Islanders unravel the mystery behind the P.E.I. quilt in England

After CBC News published the story about a signature quilt in Reading, U.K., Islanders came out in droves to unravel the mystery behind how the quilt — which bears the names of hundreds of Islanders — even got there.

'I would never have dreamed this would come up, I wondered sometimes where the quilt went'

Many Islanders, hailing mostly from West Prince, spotted the names of family members on the quilt and shared the story on social media. (Submitted)

The story behind a P.E.I. quilt that wound up in England roughly 50 years ago just got a bit more interesting.

The quilt is currently owned by a Reading, U.K. family who purchased it at a second-hand shop in the 1960s. 

After CBC News published the story about the Island-made signature quilt, readers came out in droves to help unravel the mystery behind how the quilt — which bears the names of hundreds of people from P.E.I. — ever got there.

Many Islanders, hailing mostly from West Prince, spotted the names of family members on the quilt and shared the story on social media.

And they had to get to the bottom of it.

Oh for crying out loud, we'd wondered if there'd be a connection like that.— Jock Rix

"I think everybody's quite surprised and the chatter is all on Facebook trying to figure out how this quilt got to where it is," said Lori Gallant.

Gallant and many of her family members speculated how it got there and spent hours theorizing how it may have ended up in Reading.

It was of particular interest to them because many names from their family were on the quilt. It was a delight to see some of the names stitched into its surface, Gallant said. 

"To see my grandmother's writing last night just touched my heart," she said  "I just think this is so neat."

'My mother won the quilt'

Jock Rix resides in Miminegash, P.E.I., and after reading the story he spotted his own name on the quilt's fabric.

"When I started to pull the picture up closer on my computer, I started to read on the foot of the bed and lo and behold my own name was there," he said. 

"It was very surprising to me, in fact a little chill went up and down my back," he laughed.

Edward Rix, an ex-pat Islander who reached out to the CBC from Philadelphia had a similar reaction after seeing his family members' names on the quilt.

"Wait a second, I know all the people in these photographs," he recalled thinking when he first read the story.

"So I reposted it to Facebook … immediately everyone started talking last night, bandying names around."

Jock Rix did a double take when he saw his name on the quilt. (Submitted)

Summerside's Alan Murray helped pinpoint the family behind the traveling quilt, signaling that it was sent to England courtesy of the family of Christine MacEachern from St. Lawrence, P.E.I.

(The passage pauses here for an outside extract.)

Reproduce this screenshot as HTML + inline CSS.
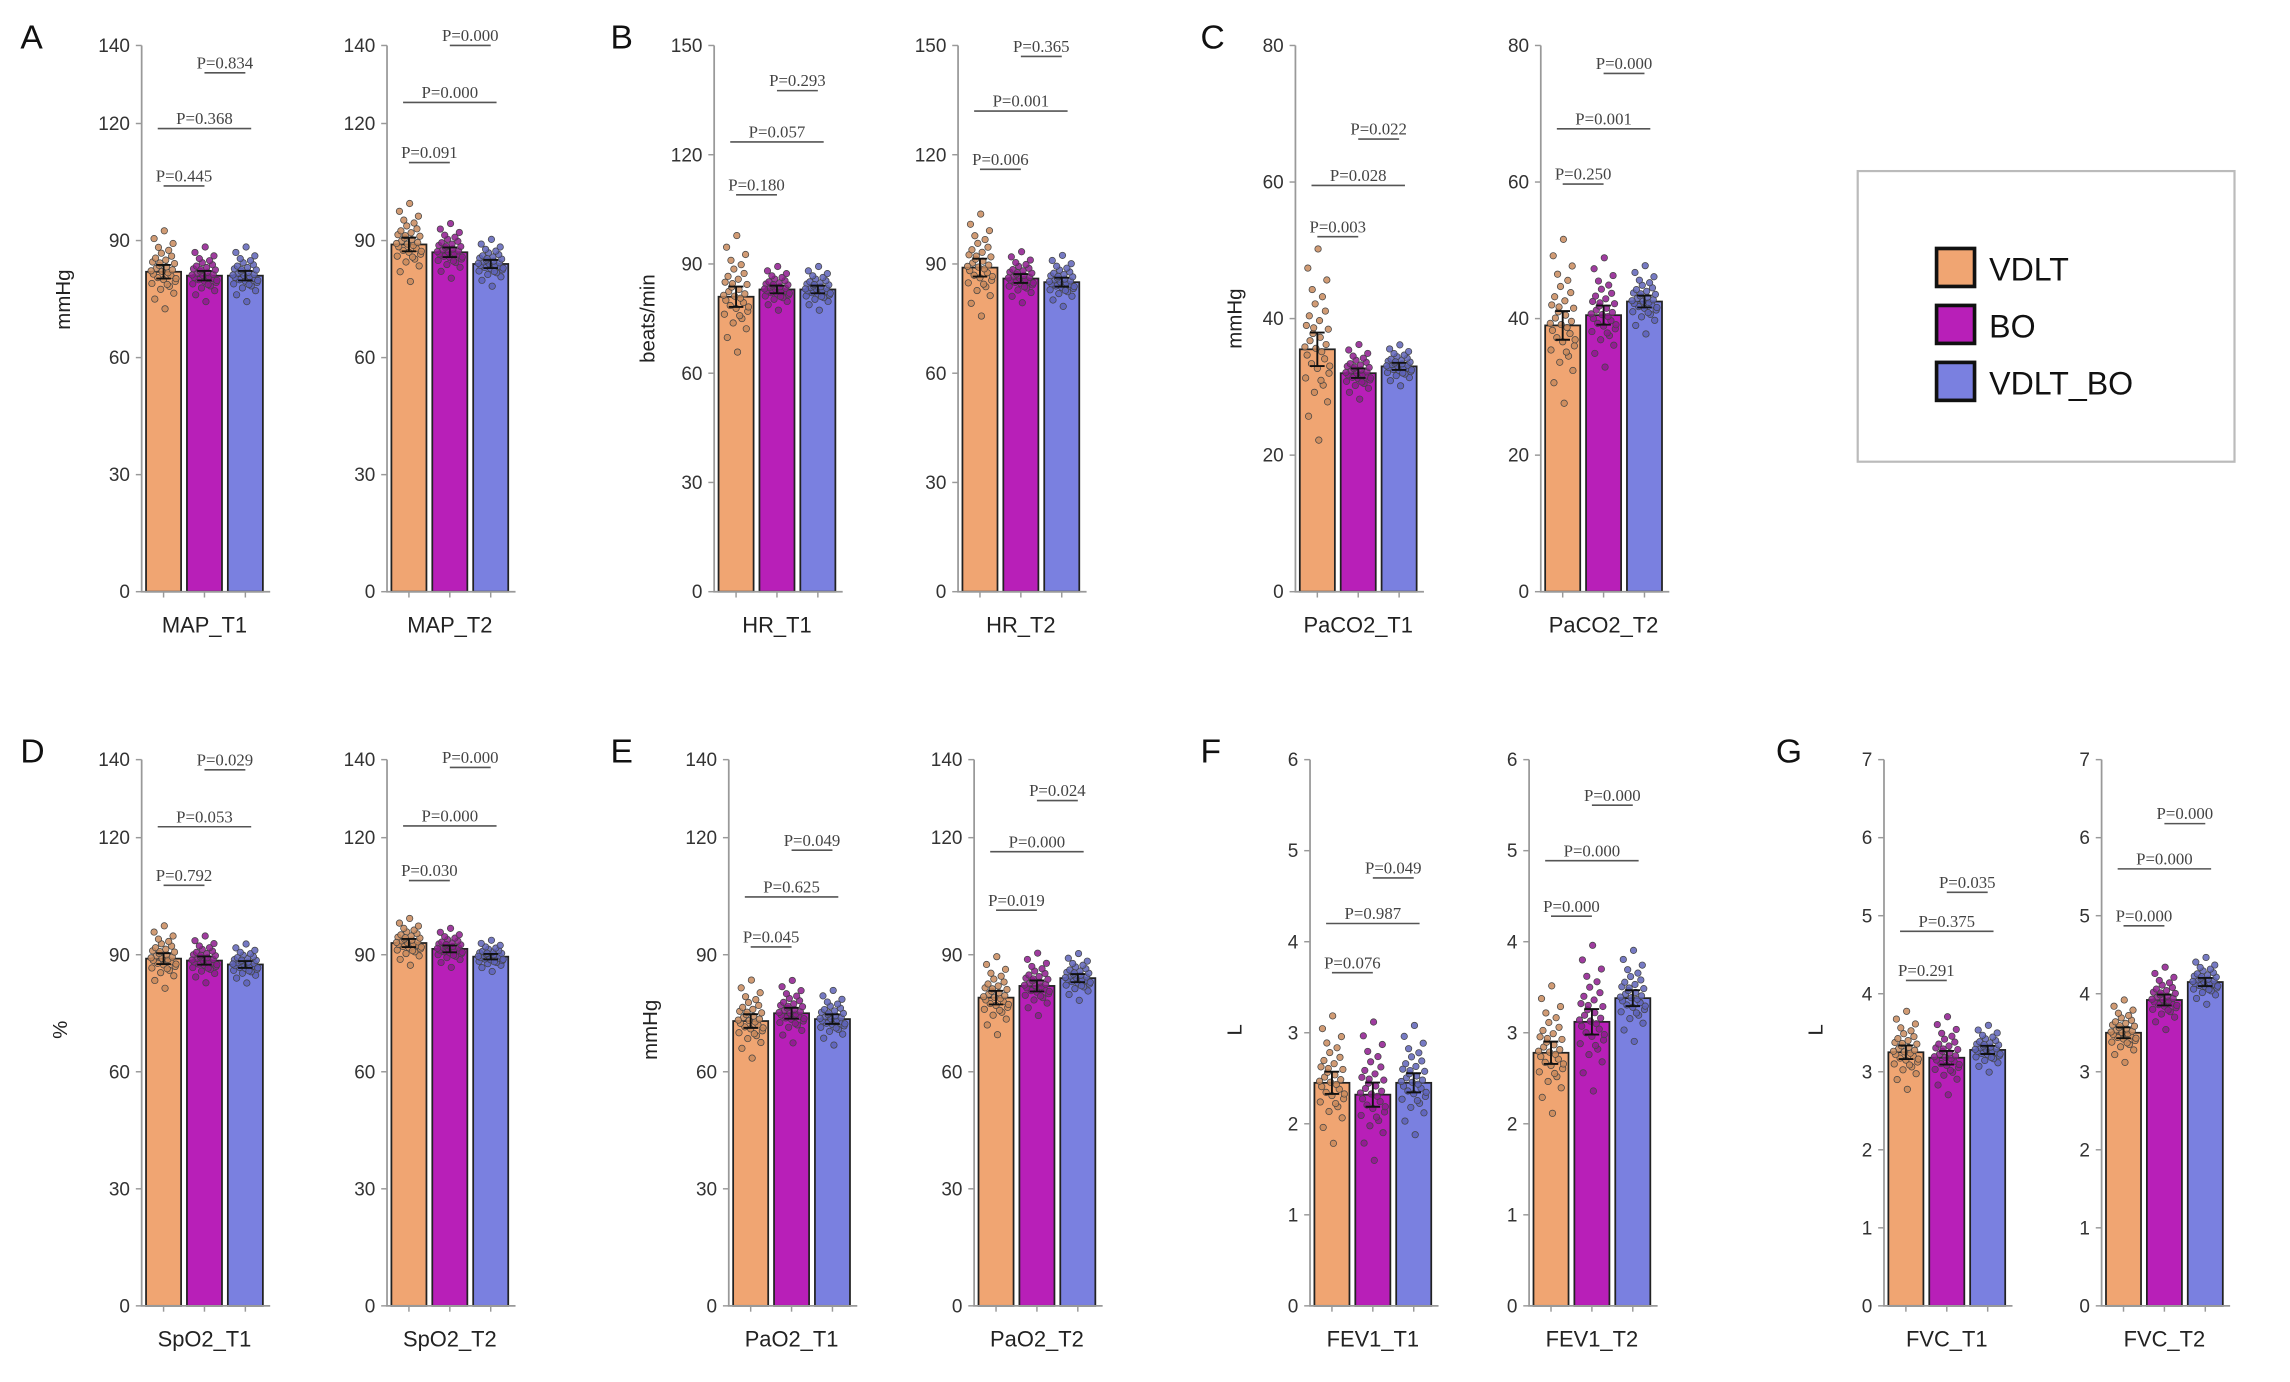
<!DOCTYPE html>
<html><head><meta charset="utf-8">
<style>
html,body{margin:0;padding:0;background:#fff;}
svg{display:block;}
.tick{font-family:"Liberation Sans",sans-serif;font-size:13px;fill:#333;}
.cat{font-family:"Liberation Sans",sans-serif;font-size:15px;fill:#222;}
.ptxt{font-family:"Liberation Serif",serif;font-size:11.5px;fill:#444;}
.letter{font-family:"Liberation Sans",sans-serif;font-size:23px;fill:#111;}
.ytitle{font-family:"Liberation Sans",sans-serif;font-size:14px;fill:#222;}
.leg{font-family:"Liberation Sans",sans-serif;font-size:22px;fill:#111;}
</style></head>
<body>
<svg id="fig" width="2290" height="1382" viewBox="0 0 1568 946" xmlns="http://www.w3.org/2000/svg">
<rect width="1568" height="946" fill="#fff"/>
<g id="legend">
 <rect x="1272" y="117" width="258" height="199" fill="#fff" stroke="#bbb" stroke-width="1.5"/>
 <g><rect x="1326" y="170" width="26" height="26" fill="#f0a572" stroke="#111" stroke-width="2.5"/><text class="leg" x="1362" y="192">VDLT</text></g>
 <g><rect x="1326" y="209" width="26" height="26" fill="#b81fb8" stroke="#111" stroke-width="2.5"/><text class="leg" x="1362" y="231">BO</text></g>
 <g><rect x="1326" y="248" width="26" height="26" fill="#7a80e0" stroke="#111" stroke-width="2.5"/><text class="leg" x="1362" y="270">VDLT_BO</text></g>
</g>
</svg>
<script>
// ---- data ----
const groups = ["VDLT","BO","VDLT_BO"];
const categories = ["MAP_T1","MAP_T2","HR_T1","HR_T2","PaCO2_T1","PaCO2_T2","SpO2_T1","SpO2_T2","PaO2_T1","PaO2_T2","FEV1_T1","FEV1_T2","FVC_T1","FVC_T2"];
const means = [[82,81,81],[89,87,84],[81,83,83],[89,86,85],[35.5,32,33],[39,40.5,42.5],[89,88.5,87.5],[93,91.5,89.5],[73,75,73.5],[79,82,84],[2.45,2.32,2.45],[2.78,3.12,3.38],[3.25,3.18,3.28],[3.5,3.92,4.15]];
const sds = [[5,3.5,3.5],[5,3.5,3],[8,3,3],[7,3.5,3.5],[7,2,1.5],[6,4,2.5],[4,3,2.5],[3,2.5,2],[5,4,3.5],[5,4,3],[0.35,0.38,0.3],[0.35,0.4,0.25],[0.25,0.25,0.15],[0.2,0.2,0.15]];
const pTexts = [["P=0.445","P=0.368","P=0.834"],["P=0.091","P=0.000","P=0.000"],["P=0.180","P=0.057","P=0.293"],["P=0.006","P=0.001","P=0.365"],["P=0.003","P=0.028","P=0.022"],["P=0.250","P=0.001","P=0.000"],["P=0.792","P=0.053","P=0.029"],["P=0.030","P=0.000","P=0.000"],["P=0.045","P=0.625","P=0.049"],["P=0.019","P=0.000","P=0.024"],["P=0.076","P=0.987","P=0.049"],["P=0.000","P=0.000","P=0.000"],["P=0.291","P=0.375","P=0.035"],["P=0.000","P=0.000","P=0.000"]];
const pLevels = [[104,118.7,133],[110,125.4,140],[109,123.5,137.6],[116,132,147],[52,59.5,66.3],[59.7,67.8,75.9],[107.8,122.8,137.4],[109,123,138],[92,104.8,116.8],[101.4,116.4,129.5],[3.66,4.2,4.7],[4.28,4.89,5.5],[4.17,4.8,5.3],[4.87,5.6,6.18]];
const yTicks = [[0,30,60,90,120,140],[0,30,60,90,120,150],[0,20,40,60,80],[0,30,60,90,120,140],[0,30,60,90,120,140],[0,1,2,3,4,5,6],[0,1,2,3,4,5,6,7]];
const yMax = [140,150,80,140,140,6,7];
const zScores = [-1.9,-1.4,-1.1,-0.9,-0.75,-0.6,-0.5,-0.4,-0.3,-0.2,-0.12,-0.05,0.02,0.1,0.18,0.25,0.33,0.42,0.5,0.6,0.7,0.8,0.95,1.1,1.25,1.45,1.7,2.1,-0.35,0.05,-0.65,0.45];
const xJit = [0.1,-0.6,0.7,-0.2,0.4,-0.8,0.8,0.0,-0.4,0.5,-0.7,0.3,-0.1,0.6,-0.5,0.2,-0.3,0.75,-0.75,0.15,-0.55,0.55,-0.15,0.35,-0.35,0.65,-0.65,0.05,0.85,-0.85,0.25,-0.25];
// ---- layout ----
const panels = [
 {letter:"A",lx:14,ly:33,title:"mmHg",tx:48,ty:205,axes:[97,265],base:405,top:31,ci:[0,1],scale:0},
 {letter:"B",lx:418,ly:33,title:"beats/min",tx:448,ty:218,axes:[489,656],base:405,top:31,ci:[2,3],scale:1},
 {letter:"C",lx:822,ly:33,title:"mmHg",tx:850,ty:218,axes:[887,1055],base:405,top:31,ci:[4,5],scale:2},
 {letter:"D",lx:14,ly:522,title:"%",tx:46,ty:705,axes:[97,265],base:894,top:520,ci:[6,7],scale:3},
 {letter:"E",lx:418,ly:522,title:"mmHg",tx:450,ty:705,axes:[499,667],base:894,top:520,ci:[8,9],scale:4},
 {letter:"F",lx:822,ly:522,title:"L",tx:850,ty:705,axes:[897,1047],base:894,top:520,ci:[10,11],scale:5},
 {letter:"G",lx:1216,ly:522,title:"L",tx:1248,ty:705,axes:[1290,1439],base:894,top:520,ci:[12,13],scale:6}
];
const fills = ["#f0a572","#b81fb8","#7a80e0"];
const dotFill = ["#c98a5c","#8e1a8e","#5e63b8"];
const svg = document.getElementById('fig');
const NS = "http://www.w3.org/2000/svg";
function mk(tag, attrs, parent){const e=document.createElementNS(NS,tag);for(const k in attrs)e.setAttribute(k,attrs[k]);(parent||svg).appendChild(e);return e;}
panels.forEach((p,pi)=>{
  const g = mk('g',{});
  
  
  const L = mk('text',{x:p.lx,y:p.ly,class:'letter'},g); L.textContent=p.letter;
   
  const T = mk('text',{x:p.tx,y:p.ty,class:'ytitle','text-anchor':'middle',transform:`rotate(-90 ${p.tx} ${p.ty})`},g); T.textContent=p.title;
   
  const max = yMax[p.scale];
  const yS = v => p.base - (v/max)*(p.base-p.top);
  p.ci.forEach((ci,k)=>{
    const ax = p.axes[k];
    const sub = mk('g',{},g);
    
    
    const xC = i => ax + 15 + i*28;
    // bars
    means[ci].forEach((m,i)=>{
      const b = mk('rect',{x:xC(i)-12,y:yS(m),width:24,height:p.base-yS(m),fill:fills[i],stroke:'#222','stroke-width':1.2},sub);
      
      
    });
    // dots
    means[ci].forEach((m,i)=>{
      zScores.forEach((z,j)=>{
        const d = mk('circle',{cx:xC(i)+xJit[j]*10,cy:yS(m+z*sds[ci][i]),r:2.2,fill:dotFill[i],stroke:'#444','stroke-width':0.5,'fill-opacity':0.85},sub);
        
        
      });
      const eh = sds[ci][i]*0.35;
      mk('path',{d:`M${xC(i)} ${yS(m-eh)}V${yS(m+eh)}M${xC(i)-5} ${yS(m+eh)}H${xC(i)+5}M${xC(i)-5} ${yS(m-eh)}H${xC(i)+5}`,stroke:'#111','stroke-width':1.3,fill:'none'},sub);
    });
    // axes
    const axis = mk('path',{d:`M${ax} ${p.top}V${p.base}H${ax+88}`,stroke:'#999','stroke-width':1.2,fill:'none'},sub);
     
    [0,1,2].forEach(i=>mk('line',{x1:xC(i),x2:xC(i),y1:p.base,y2:p.base+4,stroke:'#999','stroke-width':1},sub));
    yTicks[p.scale].forEach(t=>{
      mk('line',{x1:ax-4,x2:ax,y1:yS(t),y2:yS(t),stroke:'#999','stroke-width':1},sub);
      const tl = mk('text',{x:ax-8,y:yS(t)+4.5,class:'tick','text-anchor':'end'},sub); tl.textContent=t;
       
    });
    const cl = mk('text',{x:ax+43,y:p.base+28,class:'cat','text-anchor':'middle'},sub); cl.textContent=categories[ci];
     
    // p annotations
    const pairs=[[0,1],[0,2],[1,2]];
    pairs.forEach((pr,j)=>{
      const y = yS(pLevels[ci][j]);
      const x1=xC(pr[0])+(j==1?-4:0), x2=xC(pr[1])+(j==1?4:0);
      mk('line',{x1:x1,x2:x2,y1:y,y2:y,stroke:'#555','stroke-width':1.1},sub);
      const pt = mk('text',{x:(x1+x2)/2,y:y-3,class:'ptxt','text-anchor':'middle'},sub); pt.textContent=pTexts[ci][j];
       
    });
  });
});
</script>
</body></html>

Now living in Coleman, P.E.I., she's the daughter of war bride Elizabeth (Betty) Smith. MacEachern said her family emigrated to Canada from England in the early 1950s, settling in St. Lawrence. 

Her mother had a passion for sewing and "loved going with the ladies," she said, which led Smith to take part in the local women's institute's signature quilt creation.

The quilt was signed with names of people across P.E.I. and the world, and was raffled off as a fundraiser.

"My mother won the quilt so she sent it to my cousin, Susan Cannings, of Reading, England," MacEachern said. 

'Isn't it wonderful that it's been cared for?'

Cannings' name, as well as MacEachern and her father Alfred's names, are embroidered into the fabric of the quilt. MacEachern has a photo of Cannings with the quilt, shortly after it arrived from Canada. 

'My mother won the quilt so she sent it to my cousin, Susan Cannings, of Reading, England,' MacEachern says. This photo of Cannings was sent to her after receiving the quilt. (Submitted by Christine MacEachern)

"I would never have dreamed this would come up, I wondered sometimes where the quilt went after Sue passed away but I didn't have a clue," MacEachern said.

CBC broke the news to the Rix family.

"Oh for crying out loud, we'd wondered if there'd be a connection like that," Jock Rix said.

"Chrissy is older than I am so she could very well remember the ins and outs of it," he said. "For heaven's sakes, that is very nice."

"Isn't it wonderful that it's been cared for?" says Edward Rix. Christine MacEachern's name (though she was Smith at the time the quilt was made) can be seen top left. Sue Cannings' patch is bottom right. (Submitted)

Edward Rix said even getting a glimpse at at the quilt through the photos online brought a smile to his face.

"Isn't it wonderful that it's been cared for?" he asked.

"People in western Prince Edward Island, their names, preserved in this lovingly constructed textile is still warming people as a quilt is meant to do."